Südkorea – Individuelle Klasse muss es diesmal richten

Südkorea spekuliert eher auf Platz 2, das Selbstbewusstsein ist derzeit allerdings nicht überbordend, da man vom Dauerrivalen Japan in den letzten Jahren konsequent in die Schranken verwiesen wird. Auch die Qualifikation war eher unsouverän und der langjährige Kapitän und Leithammel Ji-Sun Park konnte seit seinem Rücktritt immer noch nicht ersetzt werden. Dabei mangelt es nicht an Legionären, Heung-Min Son und seine Kollegen aus der Bundesliga sind hinlänglich bekannt, diverse weitere sind in England aktiv.

 

Kann der völlig unerfahrene Trainer Hong Myung-Bo aus diesem Spielermaterial eine konkurrenzfähige Mannschaft formen? Nach schwachen Auftritten bei der letztjährigen Ostasienmeisterschaft im eigenen Land bestehen hier auch im eigenen Land erhebliche Zweifel. Und erstmals kommen die Super Reds auch nicht über ihr starkes Kollektiv, denn das funktioniert eindeutig noch nicht wirklich. Individuelle Klasse ist fraglos vorhanden, ob das reicht, da bin ich skeptisch.

 

Algerien – Ein Außenseiter, aber kein krasser

Dank der Auswärtstoreregel und etwas Losglück im afrikanischen Play-off hat Algerien nun endgültig die lange Durststrecke der Neunziger und Nullerjahre beendet.

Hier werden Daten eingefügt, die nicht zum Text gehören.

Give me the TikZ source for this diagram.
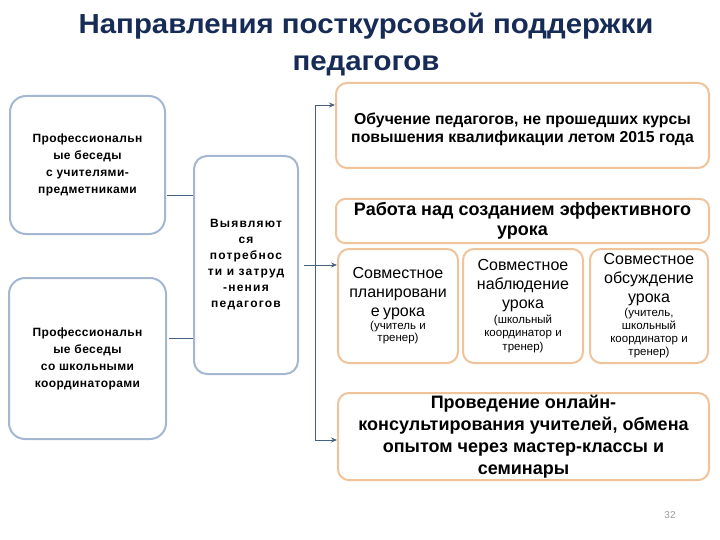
\documentclass[tikz,border=0pt]{standalone}
\usepackage{fontspec}
\setmainfont{Liberation Sans}
\newfontfamily\titlefont{Liberation Sans}[FakeStretch=1.07]
\newfontfamily\leftfont{Liberation Sans}[LetterSpace=3.5]
\newfontfamily\needfont{Liberation Sans}[LetterSpace=10]
\usetikzlibrary{arrows.meta,positioning}
\definecolor{titleblue}{HTML}{172B57}
\definecolor{leftedge}{HTML}{A3B7D0}
\definecolor{rightedge}{HTML}{F0C39B}
\definecolor{linkcol}{HTML}{46617F}
\definecolor{pagenum}{HTML}{9A9A9A}
\newcommand{\fsz}[2]{\fontsize{#1}{#2}\selectfont}
\tikzset{
  lbox/.style={draw=leftedge, line width=2pt, rounded corners=16pt, fill=white, align=center, anchor=north west, inner sep=2pt},
  rbox/.style={draw=rightedge, line width=2pt, rounded corners=11pt, fill=white, align=center, anchor=north west, inner sep=2pt},
  link/.style={draw=linkcol, line width=0.7pt},
  arr/.style={link, -{Stealth[length=6pt,width=5pt]}},
}

\begin{document}
\begin{tikzpicture}[x=1pt, y=-1pt, node distance=3pt]
  \useasboundingbox (0,0) rectangle (720,540);
  % title
  \node[font=\titlefont\fsz{27.5}{37}\bfseries, text=titleblue, align=center] (title) at (366,45) {Направления посткурсовой поддержки\\педагогов};
  % left column
  \node[lbox, minimum width=155, minimum height=138, font=\leftfont\fsz{12}{17}\bfseries] (prof1) at (9,95) {Профессиональн\\ые беседы\\с учителями-\\предметниками};
  \node[lbox, minimum width=157, minimum height=161, font=\leftfont\fsz{12}{17}\bfseries] (prof2) at (8,277) {Профессиональн\\ые беседы\\со школьными\\координаторами};
  \node[lbox, minimum width=104, minimum height=218, rounded corners=13pt, font=\needfont\fsz{12}{16}\bfseries] (need) at (193,155) {Выявляют\\ся\\потребнос\\ти и затруд\\-нения\\педагогов};
  % right column
  \node[rbox, minimum width=373, minimum height=85, font=\fsz{15.8}{18}\bfseries] (train) at (335,82) {\rule{0pt}{20pt}Обучение педагогов, не прошедших курсы\\повышения квалификации летом 2015 года};
  \node[rbox, minimum width=373, minimum height=44, rounded corners=9pt, font=\fsz{18}{20}\bfseries] (lesson) at (335,198) {Работа над созданием эффективного\\урока};
  \node[rbox, minimum width=120, minimum height=114, text width=116] (plan) at (337,248)
    {{\fsz{16}{19}Совместное\\планировани\\е урока\par}\vspace{1pt}{\fsz{11.5}{12}(учитель и\\тренер)\par}};
  \node[rbox, right=of plan, minimum width=120, minimum height=114, text width=116] (watch)
    {{\fsz{16}{19}Совместное\\наблюдение\\урока\par}\vspace{1pt}{\fsz{11.5}{13.5}(школьный\\координатор и\\тренер)\par}};
  \node[rbox, right=5pt of watch, minimum width=118, minimum height=114, text width=114] (discuss)
    {{\fsz{16}{19}Совместное\\обсуждение\\урока\par}\vspace{1pt}{\fsz{11.5}{13}(учитель,\\школьный\\координатор и\\тренер)\par}};
  \node[rbox, minimum width=371, minimum height=86, font=\fsz{18}{22}\bfseries] (online) at (337,392) {Проведение онлайн-\\консультирования учителей, обмена\\опытом через мастер-классы и\\семинары};
  \node[font=\fsz{10}{12}, text=pagenum] (pnum) at (670,515) {32};
  % connectors
  \coordinate (j1) at ([yshift=-30pt]prof1.east);
  \coordinate (j2) at ([yshift=20pt]prof2.east);
  \draw[link, shorten <=1pt] (j1) -- (j1 -| need.west);
  \draw[link, shorten <=2pt] (j2) -- (j2 -| need.west);
  \coordinate (b1) at (315,105);
  \coordinate (b2) at (315,440);
  \draw[link] (b1) -- (b2);
  \draw[arr] (b1) -- (b1 -| train.west);
  \draw[arr] (b2) -- (b2 -| online.west);
  \draw[arr, shorten <=5pt] (need.east) -- (need.east -| plan.west);
\end{tikzpicture}
\end{document}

Dies freut auch den Veranstalter, denn es wird zu einer Brasilien-Invasion der bekannt reisefreudigen algerischen Schlachtenbummler kommen. Fußballfeinschmecker freuen sich auf die Auftritte von Valencias Sofiane Feghouli, der an guten Tagen nicht nur optisch an seinen Fast-Landsmann Zinedine Zidane erinnert.

 

Auf dessen geniale Pässe hoffen Islam Slimani von Sporting Lissabon und El Soudani, den es auf welchen Wegen auch immer zu Dinamo Zagreb verschlagen hat. Leider hat der Rest des Teams nicht diese Qualität, ein Spieler, den man aber unbedingt beachten sollte, ist Tottenhams Top-Talent Nabil Bentaleb. Von der Papierform her ist man die schwächste Mannschaft der Gruppe, aber von der Konkurrenz nun auch nicht so weit weg. Da könnte was gehen, wenn der Auftakt gegen Belgien mit einem Überraschungspunkt endet.